▼▼▼

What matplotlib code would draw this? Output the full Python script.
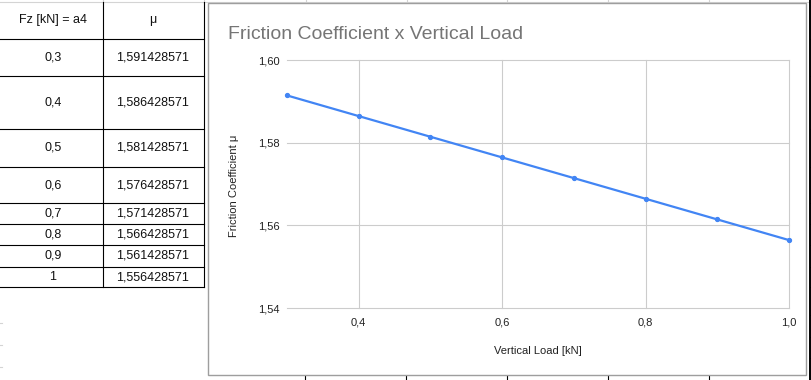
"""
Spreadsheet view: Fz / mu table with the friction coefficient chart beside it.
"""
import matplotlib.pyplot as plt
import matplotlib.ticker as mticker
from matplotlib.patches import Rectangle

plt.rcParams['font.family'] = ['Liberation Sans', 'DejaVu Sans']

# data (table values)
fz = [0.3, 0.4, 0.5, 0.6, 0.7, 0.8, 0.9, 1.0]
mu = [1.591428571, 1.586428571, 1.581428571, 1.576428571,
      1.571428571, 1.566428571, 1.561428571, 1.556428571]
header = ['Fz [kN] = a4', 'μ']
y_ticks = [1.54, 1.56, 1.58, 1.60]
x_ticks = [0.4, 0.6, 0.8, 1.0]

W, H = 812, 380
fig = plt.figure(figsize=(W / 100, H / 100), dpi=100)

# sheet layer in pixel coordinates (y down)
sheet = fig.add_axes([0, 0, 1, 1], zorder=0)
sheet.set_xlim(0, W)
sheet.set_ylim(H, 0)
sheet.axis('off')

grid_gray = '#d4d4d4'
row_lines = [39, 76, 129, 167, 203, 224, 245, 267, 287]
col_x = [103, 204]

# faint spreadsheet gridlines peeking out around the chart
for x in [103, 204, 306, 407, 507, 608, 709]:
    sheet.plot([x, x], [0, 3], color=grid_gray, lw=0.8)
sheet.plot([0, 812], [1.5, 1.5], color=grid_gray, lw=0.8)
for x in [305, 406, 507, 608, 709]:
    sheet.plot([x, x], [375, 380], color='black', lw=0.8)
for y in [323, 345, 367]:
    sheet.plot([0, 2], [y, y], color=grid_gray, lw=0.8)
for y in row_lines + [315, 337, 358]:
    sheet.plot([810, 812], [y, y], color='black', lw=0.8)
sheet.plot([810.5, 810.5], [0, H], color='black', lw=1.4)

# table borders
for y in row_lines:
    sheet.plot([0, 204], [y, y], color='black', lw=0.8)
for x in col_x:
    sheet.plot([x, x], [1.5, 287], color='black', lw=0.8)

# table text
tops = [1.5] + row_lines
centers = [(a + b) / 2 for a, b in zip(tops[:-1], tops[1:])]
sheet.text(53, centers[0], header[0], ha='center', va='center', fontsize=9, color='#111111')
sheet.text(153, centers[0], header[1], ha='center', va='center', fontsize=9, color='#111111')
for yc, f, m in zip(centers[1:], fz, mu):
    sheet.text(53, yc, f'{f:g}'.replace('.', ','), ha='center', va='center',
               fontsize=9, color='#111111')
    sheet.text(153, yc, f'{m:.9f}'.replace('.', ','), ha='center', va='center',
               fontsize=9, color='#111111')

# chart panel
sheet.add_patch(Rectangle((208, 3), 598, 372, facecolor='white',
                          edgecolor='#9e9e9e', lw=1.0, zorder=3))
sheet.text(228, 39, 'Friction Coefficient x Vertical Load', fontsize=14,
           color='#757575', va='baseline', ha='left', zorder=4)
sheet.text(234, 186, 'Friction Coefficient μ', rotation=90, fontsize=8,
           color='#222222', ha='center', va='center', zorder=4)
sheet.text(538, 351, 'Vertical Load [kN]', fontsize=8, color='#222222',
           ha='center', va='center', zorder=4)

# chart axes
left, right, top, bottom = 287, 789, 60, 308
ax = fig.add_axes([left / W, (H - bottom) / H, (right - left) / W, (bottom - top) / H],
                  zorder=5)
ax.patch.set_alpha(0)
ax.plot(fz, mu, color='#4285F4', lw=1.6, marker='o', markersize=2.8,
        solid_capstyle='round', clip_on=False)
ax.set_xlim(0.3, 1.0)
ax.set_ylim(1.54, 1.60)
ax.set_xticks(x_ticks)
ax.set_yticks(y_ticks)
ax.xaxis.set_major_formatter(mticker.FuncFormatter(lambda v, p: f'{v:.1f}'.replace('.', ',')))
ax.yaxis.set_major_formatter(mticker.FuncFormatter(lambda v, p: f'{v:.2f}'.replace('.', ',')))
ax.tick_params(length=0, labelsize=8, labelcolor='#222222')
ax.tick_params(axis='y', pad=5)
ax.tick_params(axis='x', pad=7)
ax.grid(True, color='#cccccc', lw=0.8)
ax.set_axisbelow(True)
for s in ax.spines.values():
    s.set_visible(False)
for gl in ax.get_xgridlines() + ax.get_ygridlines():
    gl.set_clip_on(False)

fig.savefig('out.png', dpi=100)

▲▲▲

§ WHAT YOU ARE ASKED TO DO
From the first line above through the line containing "x_ticks = [0.4, 0.6, 0.8, 1.0]", copy everything exactly, without the pictures.

§ COMPLETED EXERCISE
What matplotlib code would draw this? Output the full Python script.
"""
Spreadsheet view: Fz / mu table with the friction coefficient chart beside it.
"""
import matplotlib.pyplot as plt
import matplotlib.ticker as mticker
from matplotlib.patches import Rectangle

plt.rcParams['font.family'] = ['Liberation Sans', 'DejaVu Sans']

# data (table values)
fz = [0.3, 0.4, 0.5, 0.6, 0.7, 0.8, 0.9, 1.0]
mu = [1.591428571, 1.586428571, 1.581428571, 1.576428571,
      1.571428571, 1.566428571, 1.561428571, 1.556428571]
header = ['Fz [kN] = a4', 'μ']
y_ticks = [1.54, 1.56, 1.58, 1.60]
x_ticks = [0.4, 0.6, 0.8, 1.0]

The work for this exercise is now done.